Here's an example from LinkedIN: "I'm Bernard Marr. I'm a big data consultant and I help companies demystify big data and put one of their most important assets, their data, to use identifying and answering the questions that will dramatically improve their business' bottom line. I'm always looking for opportunities to answer questions and offer my expertise to interested audiences."

In this example, his is "ask" at the end is not phrased as a question, but it is carefully focused on how he can help you, his listener.

Another example, this one from a founder looking for investors, engages from the very beginning by asking questions that highlight problems that the founder then solves with her product.

"Did you know there are more than 1.8 billion vaccinations given every year?"
"Did you know up to half of those are given with reused needles?"
"Did you know we are spreading and perpetuating the very diseases we are trying to prevent?"
"Imagine if there were a painless, one-use needle available for a fraction of the current cost. You don't have to imagine it; we've created it..."

Practice Your Pitch for (Near) Perfection & Confidence

Once you've crafted your elevator pitch and written it down, practice it until you know it by heart, and work on it until you can deliver it naturally, as though it's NOT memorized. Try it with a few trusted colleagues, friends, or family as you refine it. Then, customize it to the moment and the person you're riding that imaginary elevator with.

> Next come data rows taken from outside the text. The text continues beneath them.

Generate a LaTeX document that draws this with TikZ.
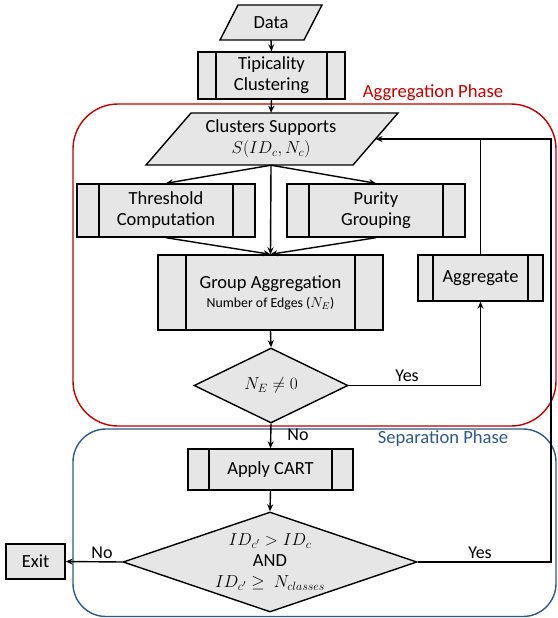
\documentclass[tikz,border=0pt]{standalone}
\usepackage{fontspec}
\setmainfont{Carlito}
\usetikzlibrary{arrows.meta,shapes.geometric,calc}
\definecolor{phasered}{RGB}{192,0,0}
\definecolor{phaseblue}{RGB}{46,89,135}
\definecolor{boxfill}{RGB}{230,230,230}
\begin{document}
\begin{tikzpicture}[x=1pt,y=-1pt,
  every node/.style={font=\fontsize{18.5}{21}\selectfont},
  base/.style={draw=black, line width=1.4pt, fill=boxfill, align=center, inner sep=0pt},
  procbox/.style={base, rectangle, path picture={
      \draw[line width=1.4pt] ([xshift=#1]path picture bounding box.north west) -- ([xshift=#1]path picture bounding box.south west);
      \draw[line width=1.4pt] ([xshift=-#1]path picture bounding box.north east) -- ([xshift=-#1]path picture bounding box.south east);}},
  plainbox/.style={base, rectangle},
  iobox/.style={draw=black, line width=1.4pt, fill=boxfill, line join=miter},
  iotext/.style={align=center, inner sep=0pt},
  decision/.style={base, diamond},
  arr/.style={-{Stealth[length=7pt,width=6pt]}, line width=1.4pt},
  link/.style={line width=1.4pt},
  lbl/.style={font=\fontsize{18}{20}\selectfont, inner sep=0pt},
  phase/.style={line width=1.4pt, rounded corners=#1},
]
\useasboundingbox (0,0) rectangle (557,618);

% phase frames
\draw[phase=45pt, phasered] (73,104) rectangle (556,426);
\draw[phase=33pt, phaseblue] (73,429) rectangle (556,616.5);
\node[lbl, font=\fontsize{18.6}{20}\selectfont, text=phasered] (aggphase) at (433,93) {Aggregation Phase};
\node[lbl, font=\fontsize{18.6}{20}\selectfont, text=phaseblue] (sepphase) at (443,439) {Separation Phase};

% input data
\coordinate (dataC) at (271,22.5);
\draw[iobox] ($(dataC)+(-51,17.5)$) -- ($(dataC)+(33,17.5)$) -- ($(dataC)+(51,-17.5)$) -- ($(dataC)+(-33,-17.5)$) -- cycle;
\node[iotext, minimum height=35pt, minimum width=60pt] (data) at (dataC) {Data};

\node[procbox=18pt, minimum width=147pt, minimum height=47pt] (tip) at (271.5,75.5) {Tipicality\\Clustering};

% cluster supports
\coordinate (csC) at (271,139);
\draw[iobox] ($(csC)+(-125,26)$) -- ($(csC)+(82,26)$) -- ($(csC)+(127,-26)$) -- ($(csC)+(-80,-26)$) -- cycle;
\node[iotext, minimum height=52pt, minimum width=150pt] (cs) at (csC) {Clusters Supports\\$S(ID_c,N_c)$};
\coordinate (cs-e) at (375.5,139);

\node[procbox=22pt, minimum width=178pt, minimum height=53pt] (thr) at (166,210.5) {Threshold\\Computation};
\node[procbox=22pt, minimum width=178pt, minimum height=53pt] (pur) at (376,210.5) {Purity\\Grouping};
\node[procbox=28pt, minimum width=225pt, minimum height=75pt] (ga) at (270.5,292.5)
  {Group Aggregation\\[-2pt]{\fontsize{13.8}{16}\selectfont Number of Edges ($N_E$)}};
\node[procbox=15pt, minimum width=125pt, minimum height=46pt] (agg) at (480.5,278) {Aggregate};

\node[decision, minimum width=154pt, minimum height=75pt, aspect=2.05] (d1) at (271,385.5) {$N_E\neq 0$};

\node[procbox=21pt, minimum width=165pt, minimum height=41pt] (cart) at (270.5,469.5) {Apply CART};

\node[decision, minimum width=294pt, minimum height=100pt, aspect=2.94] (d2) at (270,562)
  {$ID_{c'}>ID_c$\\AND\\$ID_{c'}\geq\ N_{classes}$};

\node[plainbox, minimum width=59pt, minimum height=35pt] (exit) at (35.5,561.5) {Exit};

% connectors
\draw[arr] (data.south) -- (tip.north);
\draw[arr] (tip.south) -- (cs.north);
\draw[arr] (cs.south) -- (thr.north);
\draw[arr] (cs.south) -- (pur.north);
\draw[arr] (cs.south) -- (ga.north);
\draw[arr] (thr.south) -- (ga.north);
\draw[arr] (pur.south) -- (ga.north);
\draw[arr] (ga.south) -- (d1.north);
\draw[arr] (d1.east) -| (agg.south);
\draw[arr] (agg.north) |- (cs-e);
\draw[arr] (d1.south) -- (cart.north);
\draw[arr] (cart.south) -- (d2.north);
\draw[arr] (d2.west) -- (exit.east);
\coordinate (loop) at (551,139);
\draw[link] (d2.east) -| (loop) -- (agg.north |- loop);

% branch labels
\node[lbl] (yes1) at (407,376) {Yes};
\node[lbl] (no1) at (298,435) {No};
\node[lbl] (no2) at (102,553) {No};
\node[lbl] (yes2) at (480,553) {Yes};
\end{tikzpicture}
\end{document}
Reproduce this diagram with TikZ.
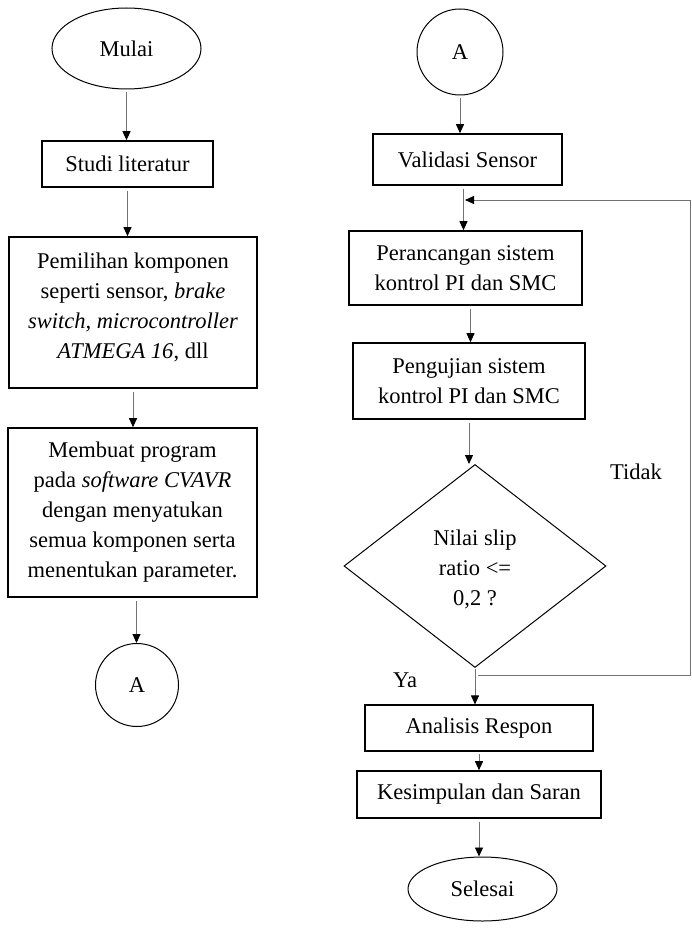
\documentclass[tikz,border=0pt]{standalone}
\usepackage{fontspec}
\setmainfont{Liberation Serif}
\usetikzlibrary{shapes.geometric,arrows.meta}
\begin{document}
\begin{tikzpicture}[x=1pt,y=-1pt,
  every node/.style={font=\fontsize{22.5}{30}\selectfont, align=center, inner sep=0pt},
  procbox/.style={draw=black, line width=1.6pt, rectangle},
  thinbox/.style={draw=black, line width=1.1pt, rectangle},
  terminal/.style={draw=black, line width=1pt, ellipse},
  connector/.style={draw=black, line width=1pt, circle},
  decision/.style={draw=black, line width=1pt, diamond},
  flow/.style={draw=black!55, line width=0.9pt, -{Triangle[width=8pt,length=9pt,fill=black,color=black]}, shorten <=3pt},
  plain/.style={draw=black!55, line width=0.9pt},
  lbl/.style={font=\fontsize{22.5}{26}\selectfont}
]
\useasboundingbox (0,0) rectangle (691,936);
% left column
\node[terminal, minimum width=149, minimum height=81] (mulai) at (126.5,48.5) {Mulai};
\node[procbox, minimum width=171, minimum height=46] (studi) at (127.5,164) {Studi literatur};
\node[procbox, minimum width=248, minimum height=151] (pilih) at (133,312.5) {};
\node (piliht) at (133,307) {Pemilihan komponen\\seperti sensor, \textit{brake}\\\textit{switch, microcontroller}\\\textit{ATMEGA 16}, dll};
\node[procbox, minimum width=249, minimum height=169] (buat) at (132.5,512.5) {Membuat program\\pada \textit{software CVAVR}\\dengan menyatukan\\semua komponen serta\\menentukan parameter.};
\node[connector, minimum size=83] (aL) at (137,685) {A};
% right column
\node[connector, minimum size=86] (aR) at (460,52) {A};
\node[procbox, minimum width=189, minimum height=51] (valid) at (467.5,159.5) {Validasi Sensor};
\node[procbox, minimum width=233, minimum height=74] (rancang) at (465.5,268) {Perancangan sistem\\kontrol PI dan SMC};
\node[procbox, minimum width=232, minimum height=76] (uji) at (469,381) {Pengujian sistem\\kontrol PI dan SMC};
\node[decision, minimum width=262, minimum height=203, aspect=1.29] (cek) at (475,566) {};
\node (cekt) at (475,569) {Nilai slip\\ratio <=\\0,2 ?};
\node[thinbox, minimum width=228, minimum height=46] (analisis) at (479,728) {Analisis Respon};
\node[procbox, minimum width=244, minimum height=47] (simpul) at (479,794.5) {Kesimpulan dan Saran};
\node[terminal, minimum width=149, minimum height=64] (selesai) at (482.5,889) {Selesai};
\node[lbl] (tidak) at (636,472) {Tidak};
\node[lbl] (ya) at (405,680) {Ya};
% connectors left
\draw[flow] (mulai.south) -- (mulai.south |- studi.north);
\draw[flow] (studi.south) -- (studi.south |- pilih.north);
\draw[flow] (pilih.south) -- (pilih.south |- buat.north);
\draw[flow] ([xshift=4pt]buat.south) -- ([xshift=4pt]buat.south |- aL.north);
% connectors right
\draw[flow] (aR.south) -- (aR.south |- valid.north);
\draw[flow] ([xshift=-4pt]valid.south) -- ([xshift=-4pt]valid.south |- rancang.north);
\draw[flow] ([xshift=5pt]rancang.south) -- ([xshift=5pt]rancang.south |- uji.north);
\draw[flow] (uji.south) -- (uji.south |- cek.north);
\coordinate (j2) at (478,675);
\coordinate (rb) at (690,675);
\coordinate (rt) at (690,200);
\coordinate (j1) at (465,200);
\draw[flow, shorten <=1pt] (cek.south) -- (cek.south |- analisis.north);
\draw[plain] (j2) -- (rb) -- (rt);
\draw[flow, shorten <=0pt] (rt) -- (j1);
\draw[flow, shorten <=2pt] (analisis.south) -- (analisis.south |- simpul.north);
\draw[flow] (simpul.south) -- (simpul.south |- selesai.north);
\end{tikzpicture}
\end{document}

Keep in mind that the better you know your elevator speech, the more comfortable you are with it, the more confident you will appear.

Finally, as you practice your speech, think about your physical presentation as well. Speaking in the right tone and using the right body language are integral to selling the content of your pitch. Your listener is taking in multiple cues about you, and they will decide in seven seconds whether to keep listening or not. We'll talk more about confidence, body language and practice in a future post, but for now, remember that smiling and making eye contact will help you connect with your listener. As Amy Cuddy says, "It's not "fake it 'til you make it," it's "fake it until you become it."

Crafting your elevator speech is hard, but we are here to help! Our Presentation Skills workshop can be customized to include elevator pitch fundamentals and exercises, and is available in various lengths. For more personalized, intensive work, we also offer one-on-one coaching.

Challenge Yourself
  • What is the best elevator speech you've heard?
  • Have you developed your elevator speech? Why or why not?
  • If you have one, in which situations do you use your pitch?
  • Which of these tips are you thinking about trying?